Technology Competition is an opportunity for students to work on a project in an area of technology like audio production or graphic design.  No more than two students together and its also separated by grade.  On the actual Technology Competition day, students must show up 30 min. before their appointed time.  They present their project for 15 min. and go home.  Most students come and leave with their parents.  My students live 35 miles away, the parents cannot come and we use a school bus to travel back and forth.  We must be there before the first student competes and we stay until the last one is done.
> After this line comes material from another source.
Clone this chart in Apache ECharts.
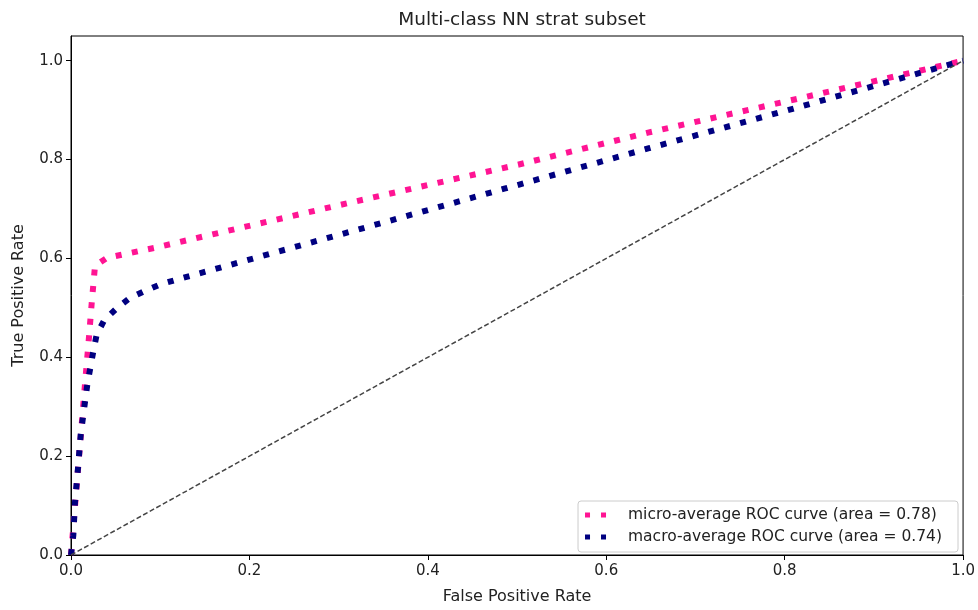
<!DOCTYPE html>
<html>
<head>
<meta charset="utf-8">
<script src="https://cdn.jsdelivr.net/npm/echarts@6/dist/echarts.min.js"></script>
<style>
  html, body { margin: 0; padding: 0; background: #fff; }
  #chart { width: 978px; height: 610px; }
</style>
</head>
<body>
<div id="chart"></div>
<script>
// ROC curves (false positive rate -> true positive rate)
const microFpr = [0, 0.0157, 0.0205, 0.0235, 0.0269, 0.040, 0.0963, 0.188, 0.318, 0.502, 0.648, 0.817, 1];
const microTpr = [0, 0.346, 0.448, 0.516, 0.585, 0.601, 0.6225, 0.661, 0.715, 0.790, 0.855, 0.924, 1];

const macroFpr = [0, 0.0026, 0.0045, 0.0078, 0.0109, 0.0183, 0.025, 0.0288, 0.0373, 0.0512, 0.0661, 0.0837, 0.1008, 0.1184, 0.2105, 0.321, 0.4857, 0.648, 0.8156, 1];
const macroTpr = [0, 0.040, 0.107, 0.175, 0.244, 0.345, 0.412, 0.446, 0.475, 0.499, 0.520, 0.535, 0.548, 0.557, 0.603, 0.658, 0.741, 0.823, 0.906, 1];

const chanceFpr = [0, 1];
const chanceTpr = [0, 1];

const microName = 'micro-average ROC curve (area = 0.78)';
const macroName = 'macro-average ROC curve (area = 0.74)';
const titleText = 'Multi-class NN strat subset';
const xName = 'False Positive Rate';
const yName = 'True Positive Rate';

const zip = (xs, ys) => xs.map((x, i) => [x, ys[i]]);

const FONT = 'DejaVu Sans';
const TXT = '#222';

// legend swatch: two square dots, padded to the right
const dotsIcon = 'path://M0,0h5v5h-5zM16,0h5v5h-5zM37.99,2.5h0.01v0.01h-0.01z';

const chart = echarts.init(document.getElementById('chart'), null, { renderer: 'canvas' });

chart.setOption({
  animation: false,
  backgroundColor: '#fff',
  title: {
    text: titleText,
    left: 517,
    top: 6,
    textAlign: 'center',
    textStyle: { fontFamily: FONT, fontSize: 18.5, fontWeight: 'normal', color: TXT }
  },
  grid: {
    left: 71, right: 14, top: 36, bottom: 52,
    show: true, borderColor: '#000', borderWidth: 1, backgroundColor: '#fff'
  },
  legend: {
    orient: 'vertical',
    right: 20,
    bottom: 58,
    backgroundColor: '#fff',
    borderColor: '#ccc',
    borderWidth: 1,
    borderRadius: 3,
    padding: [6, 16, 7, 7],
    itemGap: 6,
    itemWidth: 38,
    itemHeight: 5,
    symbolKeepAspect: false,
    textStyle: { fontFamily: FONT, fontSize: 15.5, color: TXT },
    data: [
      { name: microName, icon: dotsIcon, itemStyle: { color: '#ff1493' } },
      { name: macroName, icon: dotsIcon, itemStyle: { color: '#000080' } }
    ]
  },
  xAxis: {
    type: 'value',
    min: 0, max: 1, interval: 0.2,
    name: xName,
    nameLocation: 'middle',
    nameGap: 34,
    nameTextStyle: { fontFamily: FONT, fontSize: 16, color: TXT },
    axisLine: { show: true, onZero: false, lineStyle: { color: '#000', width: 1 } },
    axisTick: { show: true, length: 5, lineStyle: { color: '#000' } },
    axisLabel: {
      margin: 9, fontFamily: FONT, fontSize: 15, color: TXT,
      formatter: v => v.toFixed(1)
    },
    splitLine: { show: false }
  },
  yAxis: {
    type: 'value',
    min: 0, max: 1.05, interval: 0.2,
    name: yName,
    nameLocation: 'middle',
    nameGap: 44,
    nameTextStyle: { fontFamily: FONT, fontSize: 16, color: TXT },
    axisLine: { show: true, onZero: false, lineStyle: { color: '#000', width: 1 } },
    axisTick: { show: true, length: 5, lineStyle: { color: '#000' } },
    axisLabel: {
      margin: 8, fontFamily: FONT, fontSize: 15, color: TXT,
      formatter: v => (v > 1.0001 ? '' : v.toFixed(1)),
      showMaxLabel: false
    },
    splitLine: { show: false }
  },
  series: [
    {
      name: microName,
      type: 'line',
      data: zip(microFpr, microTpr),
      symbol: 'none',
      color: '#ff1493',
      lineStyle: { color: '#ff1493', width: 6, type: [6, 10.5], cap: 'butt', join: 'miter' },
      z: 2
    },
    {
      name: macroName,
      type: 'line',
      data: zip(macroFpr, macroTpr),
      symbol: 'none',
      color: '#000080',
      lineStyle: { color: '#000080', width: 6, type: [6, 10.5], cap: 'butt', join: 'miter' },
      z: 3
    },
    {
      name: 'chance',
      type: 'line',
      data: zip(chanceFpr, chanceTpr),
      symbol: 'none',
      color: '#000',
      lineStyle: { color: '#444', width: 1.5, type: [5, 2.5] },
      z: 4
    }
  ]
});
</script>
</body>
</html>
Last year, I took my students and we stayed in a provided room at the competition for about 5 hrs.

sphero1This year, the organizers gave us a room again but this time we brought the entertainment.  We had two regular Spheros and one BB-8 (it’s so cool!).  We brought decorated trash and taped it to the floor to create a Sphero obstacle course.  We had a bubble sea to cross (bubble wrap), a flower maze (styrofoam squares), and the Tunnel of Doom (box with a hole in the front and no back).  I even thought we might time people going through the obstacle course.  We put up posters and invited anyone to join us.  There was no cost.  Our students were responsible for designing, setting up and helping the visitors.  And cleanup required boxing the Spheros and throwing away all of course and tape.  Simple.

Lessons learned:

  1. I can start with a good idea, but others can make it better, if you LET them.  My co-teacher wanted to tripled the size of the obstacle course and it turned out to be great to have the extra space.  His changes made the whole thing work.
  2. 12 yrs old have a short attention span.  By the end of the fourth hour, my students were playing on their phones (or my laptop) and ignoring the visitors unless I called to them.  No harm in taking breaks and some good comes of it.
  3. People like to be invited.  People will not come to you – go to them.  We had signs at the registration desk but we were located two hallways away.  At first, no one showed up, so we went out and invited them in.  People like to be invited.
  4. Parents were excited to play with it too.  Let them.  This wasn’t a competition, it was just fun introducing others to a small robot ball.
  5. On the bus, one student asked if we were still in Atlanta.  He’d never been this far from home.  Never underestimate how much a trip will make a difference for a child.
  6. Look for something different.  It’s out there and it really makes a difference in the type of experience you can have.  It’s not the responsibility of the organizers to entertain us.  But we can have a solution that helps everyone.  And that’s worth a lot.